Son image a honoré des couvertures de magazines et des publicités; on en trouve des répliques dans les boutiques de souvenirs; Nat King Cole, Miles Davis, Louis Armstrong et Chuck Berry ont interprété des chansons sur elle; on voit son image sur des tasses à café et des jouets en caoutchouc qui couinent; on la voit même sous la forme d'un chewing-gum dans un épisode des Simpsons.

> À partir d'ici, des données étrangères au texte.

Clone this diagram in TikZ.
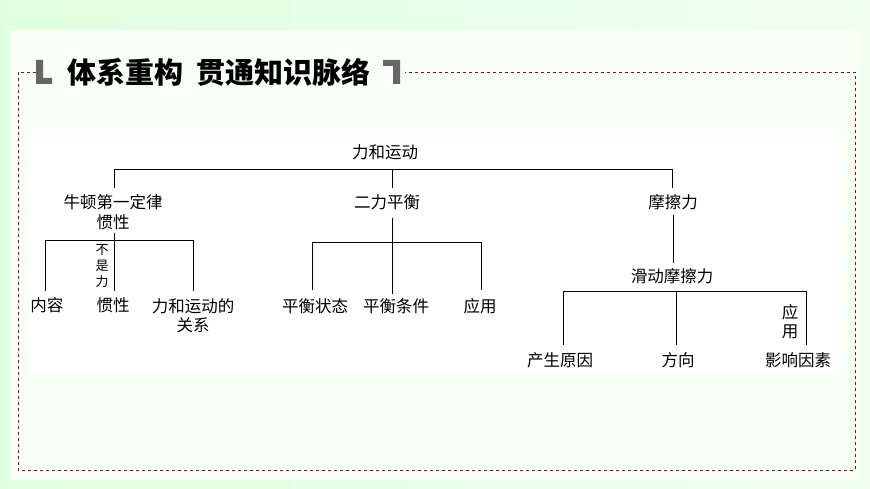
\documentclass[tikz,border=0pt]{standalone}
\usepackage{fontspec}
\newfontfamily\cjk{Noto Sans CJK SC}
\begin{document}
\begin{tikzpicture}[x=1pt,y=-1pt,
  t/.style={font=\cjk\fontsize{16.5}{19}\selectfont,inner sep=0pt,text=black},
  ln/.style={draw=black,line width=0.9pt}]
\useasboundingbox (0,0) rectangle (870,489);
\shade[left color=green!12,right color=green!6] (0,0) rectangle (870,489);
\fill[white!60!green!8] (10,30) rectangle (860,480);
\fill[white] (30,135) rectangle (840,375);
\draw[red!70!black,dashed,line width=0.7pt] (36,72) -- (18,72) -- (18,470) -- (855,470) -- (855,72) -- (405,72);
% title
\fill[gray!80!black] (36,60) rectangle (43,84) (36,78) rectangle (52,84);
\fill[gray!80!black] (393,60) rectangle (400,84) (383,60) rectangle (400,66);
\node[font=\cjk\bfseries\fontsize{29}{32}\selectfont,inner sep=0pt] (title) at (219,72) {体系重构\ \ 贯通知识脉络};
% nodes
\node[t] (root) at (385,152) {力和运动};
\node[t] (n1) at (113,202) {牛顿第一定律};
\node[t] (n1b) at (113,222) {惯性};
\node[t] (n2) at (387,202) {二力平衡};
\node[t] (n3) at (673,202) {摩擦力};
\node[t] (a1) at (47,305) {内容};
\node[t] (a2) at (113,305) {惯性};
\node[t,align=center] (a3) at (193,316) {力和运动的\\关系};
\node[t,align=center,font=\cjk\fontsize{13}{16}\selectfont] (l1) at (102,266) {不\\是\\力};
\node[t] (b1) at (315,306) {平衡状态};
\node[t] (b2) at (396,306) {平衡条件};
\node[t] (b3) at (480,306) {应用};
\node[t] (c0) at (672,276) {滑动摩擦力};
\node[t] (c1) at (560,360) {产生原因};
\node[t] (c2) at (678,360) {方向};
\node[t] (c3) at (798,360) {影响因素};
\node[t,align=center] (l2) at (790,322) {应\\用};
\coordinate (h1) at (114,169); \coordinate (h2) at (672,169); \coordinate (hm) at (392,169);
% connectors
\draw[ln] (114,188) -- (h1) -- (h2) -- (672,188);
\draw[ln] (hm) -- (392,188);
\draw[ln] (45,291) -- (45,240) -- (193,240) -- (193,291);
\draw[ln] (114,233) -- (114,291);
\draw[ln] (392,218) -- (392,294);
\draw[ln] (312,290) -- (312,242) -- (481,242) -- (481,290);
\draw[ln] (673,215) -- (673,263);
\draw[ln] (563,345) -- (563,291) -- (806,291) -- (806,345);
\draw[ln] (676,291) -- (676,345);
\end{tikzpicture}
\end{document}
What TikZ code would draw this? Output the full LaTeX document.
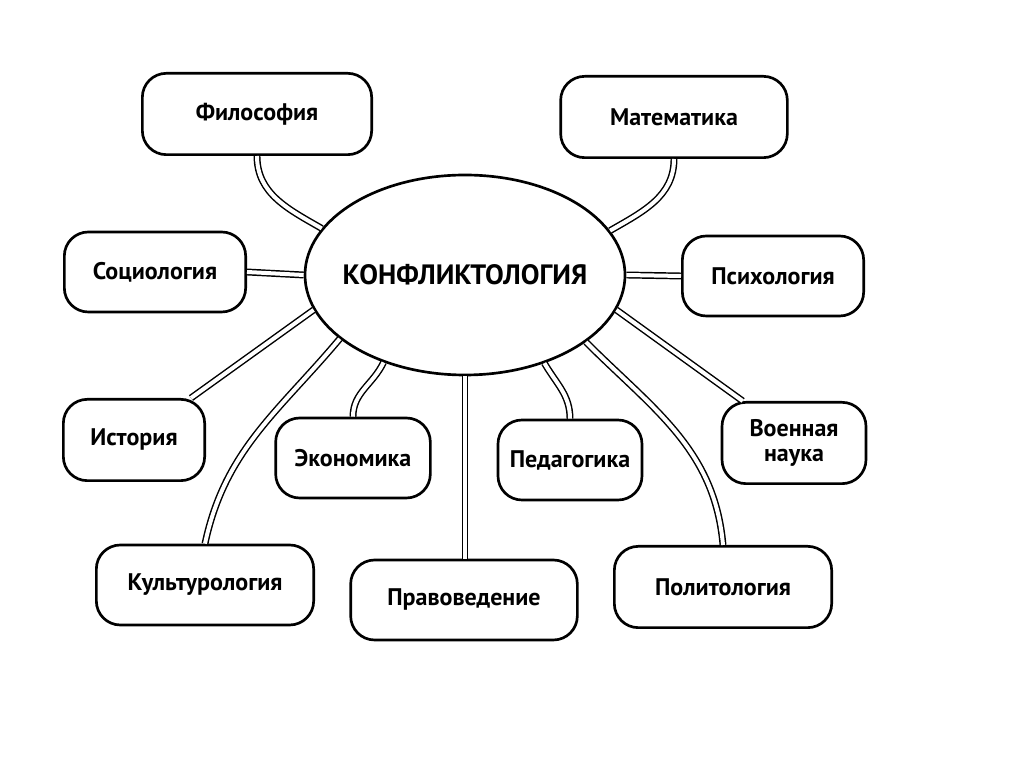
\documentclass[tikz,border=0pt]{standalone}
\usepackage{fontspec}
\setmainfont{PT Sans}
\usetikzlibrary{shapes.geometric,calc}
\begin{document}
\begin{tikzpicture}[x=0.75pt,y=0.75pt,
  box/.style={draw,line width=2pt,rounded corners=18pt,align=center,font=\bfseries\fontsize{18}{19}\selectfont,inner sep=0pt},
  link/.style={draw,line width=1.1pt,double=white,double distance=3pt}]
\useasboundingbox (0,0) rectangle (1024,767);
\node[ellipse,draw,line width=2pt,minimum width=240pt,minimum height=150pt,inner sep=0pt] (ell) at (465,492) {};
\node[font=\bfseries\fontsize{21}{23}\selectfont] (elltxt) at (ell.center) {КОНФЛИКТОЛОГИЯ};
\node[box,minimum width=172pt,minimum height=61pt] (phil) at (257,653) {Философия};
\node[box,minimum width=170pt,minimum height=61pt] (math) at (674,650) {Математика};
\node[box,minimum width=136pt,minimum height=60pt] (soc) at (155,495) {Социология};
\node[box,minimum width=136pt,minimum height=60pt] (psy) at (773,491) {Психология};
\node[box,minimum width=106pt,minimum height=61pt] (hist) at (134,327) {История};
\node[box,minimum width=116pt,minimum height=60pt] (econ) at (353,309) {Экономика};
\node[box,minimum width=108pt,minimum height=60pt] (ped) at (570,307) {Педагогика};
\node[box,minimum width=108pt,minimum height=61pt] (voen) at (794,324) {Военная\\наука};
\node[box,minimum width=163pt,minimum height=60pt] (kult) at (205,182) {Культурология};
\node[box,minimum width=170pt,minimum height=60pt] (prav) at (464,167) {Правоведение};
\node[box,minimum width=163pt,minimum height=61pt] (pol) at (723,180) {Политология};
\path[link] (ell.162) to[out=150,in=-90] (phil.south);
\path[link] (ell.17) to[out=30,in=-90] (math.south);
\path[link] (ell.west) -- (soc.east);
\path[link] (ell.east) -- (psy.west);
\path[link] (ell.193) -- ($(hist.north east)+(-15,0)$);
\path[link] (ell.207) to[out=230,in=78] (kult.north);
\path[link] (ell.227) to[out=245,in=90] (econ.north);
\path[link] (ell.south) -- (ell.south |- prav.north);
\path[link] (ell.312) to[out=-60,in=90] (ped.north);
\path[link] (ell.331) to[out=-45,in=95] (pol.north);
\path[link] (ell.347) -- ($(voen.north west)+(22,0)$);
\end{tikzpicture}
\end{document}
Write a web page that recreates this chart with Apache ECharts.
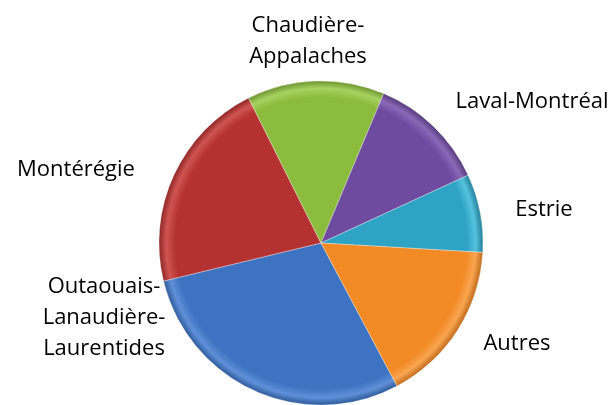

L'appropriation peut-être la plus connue et certainement la plus fascinante est sans doute la 'Vénus de Milo aux tiroirs' (1936), du surréaliste espagnol Salvador Dali. C'est un moulage en plâtre peint demi-format dont les tiroirs légèrement ouverts sont ornés de boutons en métal et de pompons en fourrure. Inspirée par les 'ready-mades' de Marcel Duchamp et fortement influencée par Sigmund Freud, la reproduction réimaginée par Dali prétend présenter l'ancienne déesse de l'amour comme un cabinet anthropomorphique fétichiste avec des tiroirs secrets remplis d'un maelström de mystères sur les désirs sexuels que seul un psychanalyste moderne est en mesure d'interpréter.
Conclusion
Depuis sa découverte obscure jusqu'à des appropriations fantaisistes, en passant par des interprétations trompeuses et les diverses tentatives de reconstruction, la Vénus de Milo ne cesse de fasciner. Sa beauté physique et son charme esthétique ont l'effet désarmant d'encourager les envolées fantaisistes. Privée de ses bras, son mystère n'en est que plus grand, la statue en arrive à incarner l'idéal féminin et à devenir l'objet de plus qu'un regard sexualisé occasionnel.